- _Aim of the exercise_
Return only those lines from the line containing "Reproduce this chart with matplotlib." to the line containing "BIN_WIDTH = 0.25", both included, and please omit the pictures.
-*-*-
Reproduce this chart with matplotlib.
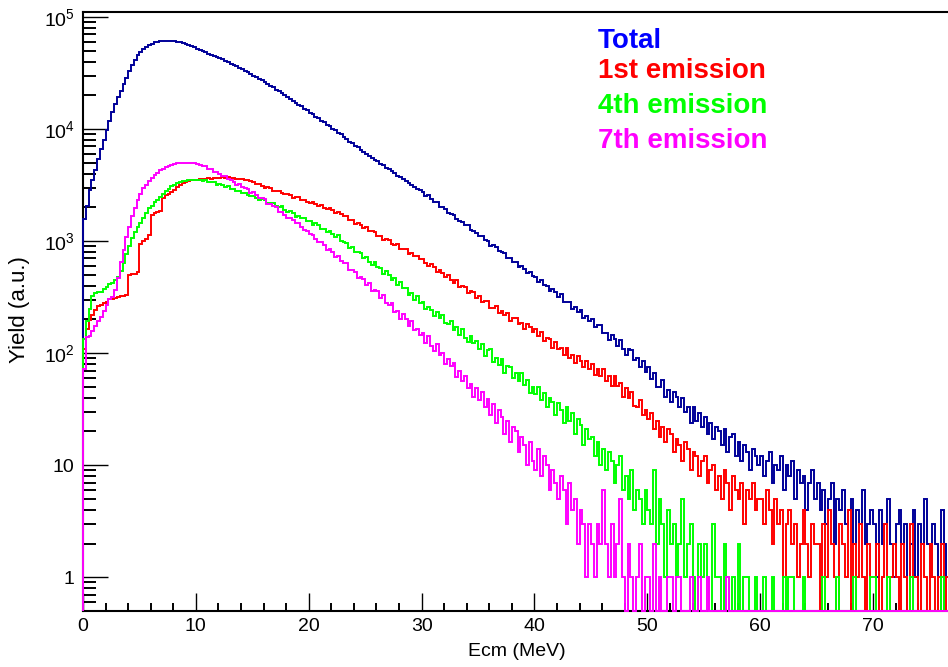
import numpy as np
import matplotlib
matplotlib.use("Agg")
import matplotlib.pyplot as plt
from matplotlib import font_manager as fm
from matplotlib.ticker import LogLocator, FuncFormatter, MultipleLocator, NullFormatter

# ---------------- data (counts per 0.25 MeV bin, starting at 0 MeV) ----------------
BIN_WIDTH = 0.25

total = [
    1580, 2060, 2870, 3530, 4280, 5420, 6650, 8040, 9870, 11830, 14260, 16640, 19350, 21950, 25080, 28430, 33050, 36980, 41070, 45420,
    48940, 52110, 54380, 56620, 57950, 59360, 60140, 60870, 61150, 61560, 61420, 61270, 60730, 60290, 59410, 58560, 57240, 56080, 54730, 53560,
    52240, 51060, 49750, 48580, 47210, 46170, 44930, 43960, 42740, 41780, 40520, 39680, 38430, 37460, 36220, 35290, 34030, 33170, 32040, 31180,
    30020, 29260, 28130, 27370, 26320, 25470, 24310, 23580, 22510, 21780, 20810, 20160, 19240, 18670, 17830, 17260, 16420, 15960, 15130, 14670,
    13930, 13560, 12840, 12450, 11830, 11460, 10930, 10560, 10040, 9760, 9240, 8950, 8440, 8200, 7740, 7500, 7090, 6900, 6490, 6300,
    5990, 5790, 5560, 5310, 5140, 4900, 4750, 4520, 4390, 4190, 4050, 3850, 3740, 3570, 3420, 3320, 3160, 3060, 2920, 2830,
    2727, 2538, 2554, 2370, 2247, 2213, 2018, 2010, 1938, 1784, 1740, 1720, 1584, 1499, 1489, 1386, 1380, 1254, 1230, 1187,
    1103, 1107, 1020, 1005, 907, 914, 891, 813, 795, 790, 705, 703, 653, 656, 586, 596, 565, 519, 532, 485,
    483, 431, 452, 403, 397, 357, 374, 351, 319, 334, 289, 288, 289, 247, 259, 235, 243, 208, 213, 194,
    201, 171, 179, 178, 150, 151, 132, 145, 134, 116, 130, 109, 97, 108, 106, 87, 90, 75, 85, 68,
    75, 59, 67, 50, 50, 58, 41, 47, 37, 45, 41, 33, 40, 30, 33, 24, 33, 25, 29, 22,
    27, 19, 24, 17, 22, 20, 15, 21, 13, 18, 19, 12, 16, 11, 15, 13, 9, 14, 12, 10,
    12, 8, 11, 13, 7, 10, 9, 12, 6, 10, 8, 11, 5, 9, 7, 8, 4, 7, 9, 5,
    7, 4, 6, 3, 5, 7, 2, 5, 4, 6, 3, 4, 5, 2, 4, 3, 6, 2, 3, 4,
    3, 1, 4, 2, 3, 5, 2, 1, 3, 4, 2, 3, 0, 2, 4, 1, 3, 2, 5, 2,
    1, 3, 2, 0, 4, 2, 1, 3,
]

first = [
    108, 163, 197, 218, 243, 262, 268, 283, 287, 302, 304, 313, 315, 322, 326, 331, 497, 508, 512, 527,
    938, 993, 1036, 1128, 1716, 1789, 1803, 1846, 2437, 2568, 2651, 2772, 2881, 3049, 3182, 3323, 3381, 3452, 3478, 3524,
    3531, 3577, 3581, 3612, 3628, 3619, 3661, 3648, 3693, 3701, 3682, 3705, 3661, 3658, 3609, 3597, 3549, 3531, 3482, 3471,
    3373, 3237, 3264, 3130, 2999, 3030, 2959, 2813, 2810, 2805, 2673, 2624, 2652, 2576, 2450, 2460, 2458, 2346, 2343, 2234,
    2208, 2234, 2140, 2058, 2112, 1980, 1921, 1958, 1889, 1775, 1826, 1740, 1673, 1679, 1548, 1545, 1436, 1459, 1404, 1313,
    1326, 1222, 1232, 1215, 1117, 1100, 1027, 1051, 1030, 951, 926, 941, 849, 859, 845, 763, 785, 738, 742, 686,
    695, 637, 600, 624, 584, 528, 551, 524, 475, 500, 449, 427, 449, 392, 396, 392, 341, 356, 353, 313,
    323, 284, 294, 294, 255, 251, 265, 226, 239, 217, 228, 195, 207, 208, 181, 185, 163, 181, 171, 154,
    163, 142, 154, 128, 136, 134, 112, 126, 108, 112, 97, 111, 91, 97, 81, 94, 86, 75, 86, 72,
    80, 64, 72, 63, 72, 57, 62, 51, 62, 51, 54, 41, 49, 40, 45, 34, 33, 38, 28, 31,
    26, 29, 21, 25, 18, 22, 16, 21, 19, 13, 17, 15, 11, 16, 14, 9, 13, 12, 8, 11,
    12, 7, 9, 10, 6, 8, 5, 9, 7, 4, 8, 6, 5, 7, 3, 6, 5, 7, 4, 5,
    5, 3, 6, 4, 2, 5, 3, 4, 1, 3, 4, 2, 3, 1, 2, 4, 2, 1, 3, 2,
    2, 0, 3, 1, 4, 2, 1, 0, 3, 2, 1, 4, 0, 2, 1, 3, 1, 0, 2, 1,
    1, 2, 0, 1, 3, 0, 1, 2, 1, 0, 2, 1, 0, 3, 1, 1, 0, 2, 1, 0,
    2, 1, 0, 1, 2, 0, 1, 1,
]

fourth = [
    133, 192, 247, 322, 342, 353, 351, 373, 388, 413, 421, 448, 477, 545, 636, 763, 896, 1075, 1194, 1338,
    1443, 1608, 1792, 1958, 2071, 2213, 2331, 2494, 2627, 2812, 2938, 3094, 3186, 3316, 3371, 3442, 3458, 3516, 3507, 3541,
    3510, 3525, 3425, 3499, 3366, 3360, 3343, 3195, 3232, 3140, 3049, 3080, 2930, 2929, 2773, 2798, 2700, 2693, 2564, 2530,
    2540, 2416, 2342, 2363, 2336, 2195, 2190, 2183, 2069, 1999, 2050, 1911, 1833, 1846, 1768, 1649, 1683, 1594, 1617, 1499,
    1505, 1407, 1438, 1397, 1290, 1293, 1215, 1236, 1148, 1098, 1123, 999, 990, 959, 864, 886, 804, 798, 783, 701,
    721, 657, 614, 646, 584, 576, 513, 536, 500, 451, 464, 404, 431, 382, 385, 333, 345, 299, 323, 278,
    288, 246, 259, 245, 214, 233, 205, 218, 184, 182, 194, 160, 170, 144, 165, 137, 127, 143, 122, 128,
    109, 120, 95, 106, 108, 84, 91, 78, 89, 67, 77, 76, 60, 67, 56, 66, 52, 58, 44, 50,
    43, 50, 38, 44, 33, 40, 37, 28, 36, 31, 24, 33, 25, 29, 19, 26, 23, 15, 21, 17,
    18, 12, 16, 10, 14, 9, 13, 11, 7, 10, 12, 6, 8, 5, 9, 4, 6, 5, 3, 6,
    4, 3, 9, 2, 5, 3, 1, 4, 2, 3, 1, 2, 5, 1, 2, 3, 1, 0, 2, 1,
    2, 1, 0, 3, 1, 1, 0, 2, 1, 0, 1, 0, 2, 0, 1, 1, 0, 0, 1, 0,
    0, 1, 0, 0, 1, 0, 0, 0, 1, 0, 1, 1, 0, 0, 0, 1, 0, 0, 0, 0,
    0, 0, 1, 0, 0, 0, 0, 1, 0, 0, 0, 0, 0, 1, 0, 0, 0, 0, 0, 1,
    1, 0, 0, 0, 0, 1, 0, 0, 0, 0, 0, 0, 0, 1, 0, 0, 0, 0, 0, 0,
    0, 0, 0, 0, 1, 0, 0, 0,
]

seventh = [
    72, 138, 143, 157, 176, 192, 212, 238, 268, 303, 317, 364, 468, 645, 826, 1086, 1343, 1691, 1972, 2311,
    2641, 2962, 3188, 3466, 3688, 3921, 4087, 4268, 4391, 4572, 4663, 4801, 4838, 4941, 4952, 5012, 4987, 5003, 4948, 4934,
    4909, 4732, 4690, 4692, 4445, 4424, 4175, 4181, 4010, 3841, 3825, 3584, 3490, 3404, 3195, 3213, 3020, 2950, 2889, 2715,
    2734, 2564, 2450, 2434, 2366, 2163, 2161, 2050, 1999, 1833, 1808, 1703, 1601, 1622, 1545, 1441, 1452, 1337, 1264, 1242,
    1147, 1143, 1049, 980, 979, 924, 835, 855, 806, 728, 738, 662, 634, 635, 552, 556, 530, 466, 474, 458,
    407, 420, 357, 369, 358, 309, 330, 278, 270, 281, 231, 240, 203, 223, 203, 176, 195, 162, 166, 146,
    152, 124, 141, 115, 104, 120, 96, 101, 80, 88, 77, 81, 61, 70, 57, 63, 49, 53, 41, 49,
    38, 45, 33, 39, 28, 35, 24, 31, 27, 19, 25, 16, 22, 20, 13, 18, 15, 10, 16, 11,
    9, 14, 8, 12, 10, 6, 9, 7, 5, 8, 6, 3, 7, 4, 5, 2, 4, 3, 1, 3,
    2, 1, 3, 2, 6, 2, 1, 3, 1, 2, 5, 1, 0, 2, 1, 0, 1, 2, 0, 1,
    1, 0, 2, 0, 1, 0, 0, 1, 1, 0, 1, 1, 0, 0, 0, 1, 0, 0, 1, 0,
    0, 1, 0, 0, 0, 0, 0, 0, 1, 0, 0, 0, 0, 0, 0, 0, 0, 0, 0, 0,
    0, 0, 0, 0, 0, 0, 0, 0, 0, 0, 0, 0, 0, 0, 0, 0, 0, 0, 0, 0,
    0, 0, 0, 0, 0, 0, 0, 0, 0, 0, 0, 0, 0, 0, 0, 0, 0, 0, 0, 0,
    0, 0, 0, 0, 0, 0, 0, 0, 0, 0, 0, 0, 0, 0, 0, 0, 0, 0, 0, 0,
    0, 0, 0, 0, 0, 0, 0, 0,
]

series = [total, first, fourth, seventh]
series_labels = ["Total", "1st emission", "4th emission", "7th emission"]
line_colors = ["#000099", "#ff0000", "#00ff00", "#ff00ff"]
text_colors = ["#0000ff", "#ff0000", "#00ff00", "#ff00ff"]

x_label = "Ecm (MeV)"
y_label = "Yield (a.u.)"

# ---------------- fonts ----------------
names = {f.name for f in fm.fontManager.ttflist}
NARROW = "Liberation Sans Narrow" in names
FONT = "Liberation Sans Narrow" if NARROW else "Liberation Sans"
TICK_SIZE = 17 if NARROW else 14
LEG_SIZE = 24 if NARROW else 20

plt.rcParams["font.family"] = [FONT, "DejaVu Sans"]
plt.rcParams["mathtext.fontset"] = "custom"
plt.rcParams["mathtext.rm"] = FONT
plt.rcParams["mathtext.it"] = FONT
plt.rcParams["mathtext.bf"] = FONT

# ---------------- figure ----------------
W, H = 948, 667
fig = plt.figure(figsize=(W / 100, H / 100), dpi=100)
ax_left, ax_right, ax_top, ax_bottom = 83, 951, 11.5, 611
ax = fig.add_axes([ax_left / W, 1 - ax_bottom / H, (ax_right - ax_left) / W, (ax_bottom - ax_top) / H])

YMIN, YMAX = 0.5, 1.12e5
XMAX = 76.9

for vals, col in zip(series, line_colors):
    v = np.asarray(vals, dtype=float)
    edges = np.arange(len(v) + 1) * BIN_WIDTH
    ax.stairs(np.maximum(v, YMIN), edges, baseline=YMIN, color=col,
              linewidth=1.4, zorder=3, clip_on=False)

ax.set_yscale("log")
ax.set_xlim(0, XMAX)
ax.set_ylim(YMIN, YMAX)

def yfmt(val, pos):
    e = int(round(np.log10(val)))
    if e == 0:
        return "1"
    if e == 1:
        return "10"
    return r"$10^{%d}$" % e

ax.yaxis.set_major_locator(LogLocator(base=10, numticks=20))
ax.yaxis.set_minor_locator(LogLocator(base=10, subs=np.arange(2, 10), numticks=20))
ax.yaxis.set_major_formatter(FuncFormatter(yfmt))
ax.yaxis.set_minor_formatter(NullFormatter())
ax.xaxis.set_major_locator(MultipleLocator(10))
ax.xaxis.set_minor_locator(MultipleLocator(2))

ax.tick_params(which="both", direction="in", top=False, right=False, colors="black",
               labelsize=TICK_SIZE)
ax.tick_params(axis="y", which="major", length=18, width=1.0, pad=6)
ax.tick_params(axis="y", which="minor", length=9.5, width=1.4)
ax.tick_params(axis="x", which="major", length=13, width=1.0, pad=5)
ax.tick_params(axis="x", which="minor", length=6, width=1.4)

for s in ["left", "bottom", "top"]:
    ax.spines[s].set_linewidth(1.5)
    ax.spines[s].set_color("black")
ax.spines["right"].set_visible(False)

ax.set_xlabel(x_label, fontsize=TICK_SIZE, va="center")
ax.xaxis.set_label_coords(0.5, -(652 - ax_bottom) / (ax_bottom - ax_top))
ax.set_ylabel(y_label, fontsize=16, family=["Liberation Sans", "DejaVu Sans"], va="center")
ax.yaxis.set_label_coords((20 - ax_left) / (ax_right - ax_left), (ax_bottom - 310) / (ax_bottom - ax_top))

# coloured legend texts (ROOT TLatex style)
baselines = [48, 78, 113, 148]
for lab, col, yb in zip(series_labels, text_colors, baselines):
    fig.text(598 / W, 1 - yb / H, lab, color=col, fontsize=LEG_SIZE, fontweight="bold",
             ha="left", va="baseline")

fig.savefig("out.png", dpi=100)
-*-*-
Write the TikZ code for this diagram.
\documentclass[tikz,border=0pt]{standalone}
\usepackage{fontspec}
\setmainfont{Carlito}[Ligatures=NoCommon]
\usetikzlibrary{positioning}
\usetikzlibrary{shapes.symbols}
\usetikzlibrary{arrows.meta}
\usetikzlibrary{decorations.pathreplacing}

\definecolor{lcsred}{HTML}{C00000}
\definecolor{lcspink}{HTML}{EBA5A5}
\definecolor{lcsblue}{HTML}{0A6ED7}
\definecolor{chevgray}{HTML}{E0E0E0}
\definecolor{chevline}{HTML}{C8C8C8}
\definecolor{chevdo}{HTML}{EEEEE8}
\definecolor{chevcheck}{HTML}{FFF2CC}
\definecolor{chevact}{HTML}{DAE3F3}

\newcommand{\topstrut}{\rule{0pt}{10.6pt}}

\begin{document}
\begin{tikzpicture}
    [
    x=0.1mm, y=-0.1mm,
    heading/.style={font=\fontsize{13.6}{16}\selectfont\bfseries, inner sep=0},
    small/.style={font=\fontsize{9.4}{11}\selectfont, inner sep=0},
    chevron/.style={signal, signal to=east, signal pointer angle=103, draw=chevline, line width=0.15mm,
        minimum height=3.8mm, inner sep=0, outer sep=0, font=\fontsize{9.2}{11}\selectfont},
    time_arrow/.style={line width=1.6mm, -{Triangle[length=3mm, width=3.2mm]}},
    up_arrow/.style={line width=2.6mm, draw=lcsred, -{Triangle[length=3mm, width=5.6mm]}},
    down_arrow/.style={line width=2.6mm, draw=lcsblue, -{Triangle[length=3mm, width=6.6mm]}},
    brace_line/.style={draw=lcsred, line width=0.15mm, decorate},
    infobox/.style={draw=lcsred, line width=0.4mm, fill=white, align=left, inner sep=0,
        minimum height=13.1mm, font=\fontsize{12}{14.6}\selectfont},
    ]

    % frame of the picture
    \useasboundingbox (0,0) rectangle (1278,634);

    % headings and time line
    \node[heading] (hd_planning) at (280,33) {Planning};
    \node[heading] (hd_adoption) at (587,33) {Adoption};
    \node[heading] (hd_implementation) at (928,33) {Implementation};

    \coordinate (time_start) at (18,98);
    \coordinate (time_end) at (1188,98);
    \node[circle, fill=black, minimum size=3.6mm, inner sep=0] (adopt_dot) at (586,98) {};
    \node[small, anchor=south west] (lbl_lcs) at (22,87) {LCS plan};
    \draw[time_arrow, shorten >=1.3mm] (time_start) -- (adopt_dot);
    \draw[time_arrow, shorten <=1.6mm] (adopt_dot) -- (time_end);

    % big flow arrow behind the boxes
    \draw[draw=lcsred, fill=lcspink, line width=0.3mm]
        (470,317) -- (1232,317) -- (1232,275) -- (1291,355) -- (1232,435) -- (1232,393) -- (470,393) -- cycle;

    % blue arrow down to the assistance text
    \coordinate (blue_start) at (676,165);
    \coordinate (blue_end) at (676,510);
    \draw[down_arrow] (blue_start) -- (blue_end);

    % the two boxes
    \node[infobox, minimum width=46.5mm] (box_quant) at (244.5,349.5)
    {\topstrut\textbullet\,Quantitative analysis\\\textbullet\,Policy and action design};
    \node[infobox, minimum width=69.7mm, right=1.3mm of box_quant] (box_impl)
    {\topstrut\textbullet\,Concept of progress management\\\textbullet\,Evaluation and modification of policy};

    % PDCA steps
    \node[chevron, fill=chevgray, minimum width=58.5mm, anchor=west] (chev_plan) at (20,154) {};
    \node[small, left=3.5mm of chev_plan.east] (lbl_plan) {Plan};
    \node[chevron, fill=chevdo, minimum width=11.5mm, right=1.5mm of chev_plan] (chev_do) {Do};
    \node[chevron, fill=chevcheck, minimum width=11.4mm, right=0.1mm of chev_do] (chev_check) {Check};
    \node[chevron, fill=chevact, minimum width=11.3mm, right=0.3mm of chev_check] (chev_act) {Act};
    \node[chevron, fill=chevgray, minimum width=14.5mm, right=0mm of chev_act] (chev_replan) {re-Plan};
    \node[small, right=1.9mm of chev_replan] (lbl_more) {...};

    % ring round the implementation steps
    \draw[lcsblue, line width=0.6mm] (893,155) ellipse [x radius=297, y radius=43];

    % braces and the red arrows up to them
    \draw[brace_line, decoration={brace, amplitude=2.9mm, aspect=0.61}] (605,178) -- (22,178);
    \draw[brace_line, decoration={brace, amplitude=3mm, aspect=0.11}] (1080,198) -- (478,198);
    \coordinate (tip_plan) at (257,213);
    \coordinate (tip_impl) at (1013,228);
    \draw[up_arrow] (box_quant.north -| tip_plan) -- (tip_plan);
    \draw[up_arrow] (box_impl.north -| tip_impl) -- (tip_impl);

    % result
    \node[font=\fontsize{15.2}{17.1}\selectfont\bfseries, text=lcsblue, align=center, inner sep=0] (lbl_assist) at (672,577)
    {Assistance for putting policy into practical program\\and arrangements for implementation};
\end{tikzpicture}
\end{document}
-*-*-
- _Result_
Reproduce this chart with matplotlib.
import numpy as np
import matplotlib
matplotlib.use("Agg")
import matplotlib.pyplot as plt
from matplotlib import font_manager as fm
from matplotlib.ticker import LogLocator, FuncFormatter, MultipleLocator, NullFormatter

# ---------------- data (counts per 0.25 MeV bin, starting at 0 MeV) ----------------
BIN_WIDTH = 0.25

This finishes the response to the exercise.